By late 1973, feeling that his career could use a jump-start, he agreed to pose for Playgirl magazine in the January 1974 issue. Romping naked through Lion Country Safari with a cub or two used as props, he was shown from behind and with an occasional, partly obscured peek at John Jr. Later, when the magazine wanted to rerun some of the photos for a “Best of” compendium, he agreed so long as the pictures were cropped of any genital exposure and providing his headshot was featured on part of the cover. When the magazine failed to place him on the cover, he sued, winning an eventual $12,500 in damages.
The exercise did very little, if anything, to reignite his career and in time he felt that the layout came off as rather silly. He also married for the second time in 1974, though I don’t know what effect, if any, the layout had on cementing or challenging the relationship. John and Karen (nee Huston) remain together to this day. Though he continued to work regularly on TV, the best he could get for a movie was the sleazy Hustler Squad, a sort of rehash of The Dirty Dozen only with females sleeping with the enemy during WWII in order to beat them! Wife Karen costarred in this gem as well.
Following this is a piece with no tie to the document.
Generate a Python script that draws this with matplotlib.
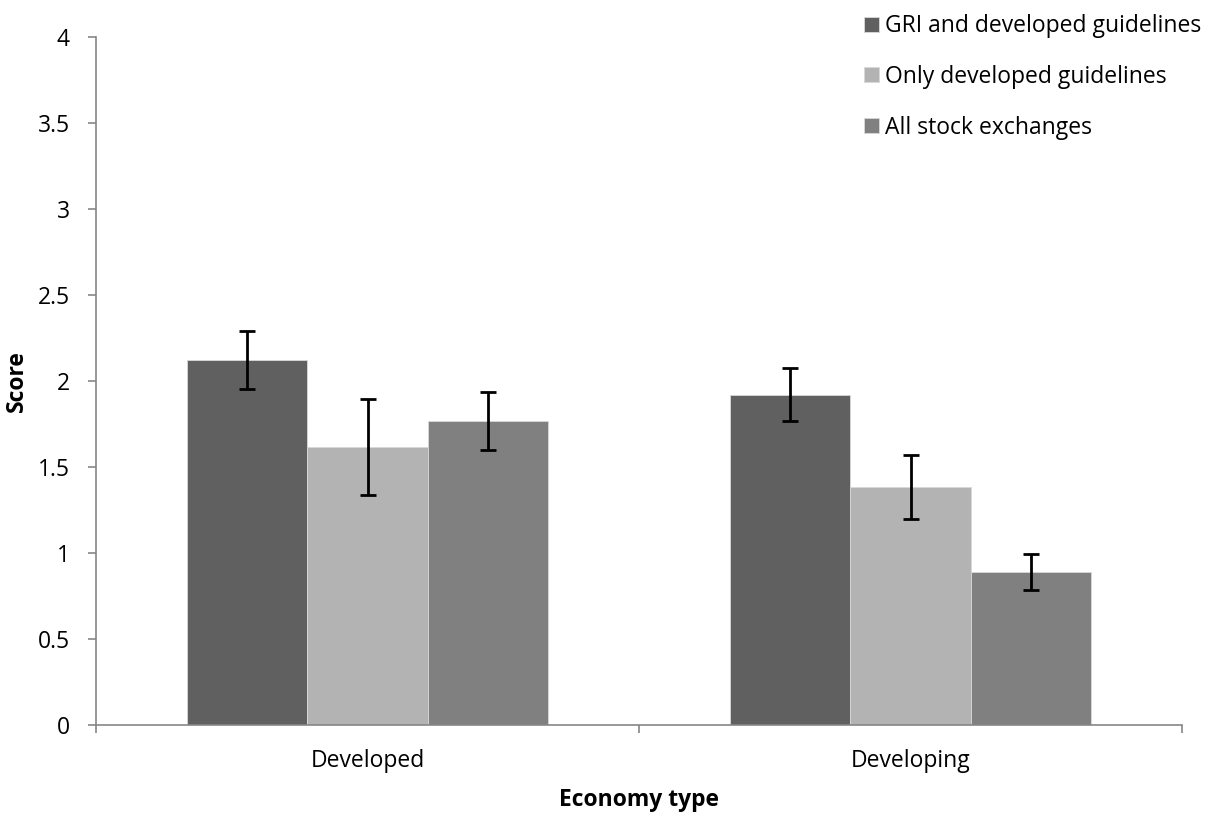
import matplotlib.pyplot as plt
import numpy as np

# scores per economy type, one list per guideline group
economies = ["Developed", "Developing"]
groups = ["GRI and developed guidelines", "Only developed guidelines", "All stock exchanges"]
gri_dev = [2.12, 1.92]
only_dev = [1.615, 1.385]
all_se = [1.768, 0.888]
gri_err = [0.168, 0.155]
only_err = [0.278, 0.185]
all_err = [0.168, 0.104]

plt.rcParams['font.family'] = ['Open Sans', 'DejaVu Sans']
fs = 16.5

fig = plt.figure(figsize=(12.1, 8.16), dpi=100)
ax = fig.add_axes([96 / 1210, 1 - 725 / 816, 1086 / 1210, 688 / 816])

x = np.arange(len(economies))
w = 0.222
colors = ["#606060", "#b3b3b3", "#808080"]
series = [gri_dev, only_dev, all_se]
errs = [gri_err, only_err, all_err]
for i, (vals, err, c, lab) in enumerate(zip(series, errs, colors, groups)):
    ax.bar(x + (i - 1) * w, vals, w, color=c, edgecolor="#d9d9d9", linewidth=0.6, label=lab)
    ax.errorbar(x + (i - 1) * w, vals, yerr=err, fmt="none", ecolor="black",
                elinewidth=2, capsize=6, capthick=2)

ax.set_xlim(-0.5, 1.5)
ax.set_ylim(0, 4)
ax.set_yticks(np.arange(0, 4.01, 0.5))
ax.set_yticklabels(["0", "0.5", "1", "1.5", "2", "2.5", "3", "3.5", "4"])
ax.set_xticks(x)
ax.set_xticklabels(economies)
ax.set_xticks([-0.5, 0.5, 1.5], minor=True)
ax.tick_params(axis="x", which="major", length=0, pad=17, labelsize=fs)
ax.tick_params(axis="x", which="minor", length=6, color="#868686", width=1.2)
ax.tick_params(axis="y", length=6, color="#868686", width=1.2, pad=13, labelsize=fs)

for s in ["top", "right"]:
    ax.spines[s].set_visible(False)
for s in ["left", "bottom"]:
    ax.spines[s].set_color("#868686")
    ax.spines[s].set_linewidth(1.2)

ax.set_xlabel("Economy type", fontsize=fs, fontweight="bold")
ax.xaxis.set_label_coords(0.5, -0.092)
ax.set_ylabel("Score", fontsize=fs, fontweight="bold")
ax.yaxis.set_label_coords(-0.062, 0.5)

leg = fig.legend(loc="upper left", bbox_to_anchor=(855 / 1210, 1 - 5 / 816), frameon=False,
                 fontsize=fs, handlelength=0.64, handleheight=0.64, handletextpad=0.25,
                 labelspacing=1.17, borderaxespad=0)

fig.savefig("out.png", dpi=100)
John Ericson managed to look younger than he actually was for quite some time. Consider that when he was busily guest-starring on Fantasy Island, CHiPs, The A-Team and Knight Rider, he was well over 50 and didn't seem so. There were some cheap, straight-to-video action movies and the obligatory stop on Murder, She Wrote, among other things, until he went into semi-retirement. He is 84 years old now and worked as recently as 2008 in the cable series Crash. Content mostly to paint at the home in New Mexico he shares with his wife, he has no need to continue working. Surprisingly, his career in TV and movies lasted close to sixty years! He was not able to reach a significant level of stardom, but he worked with some of the top names in the cinema and stayed busy working for most of his lengthy career.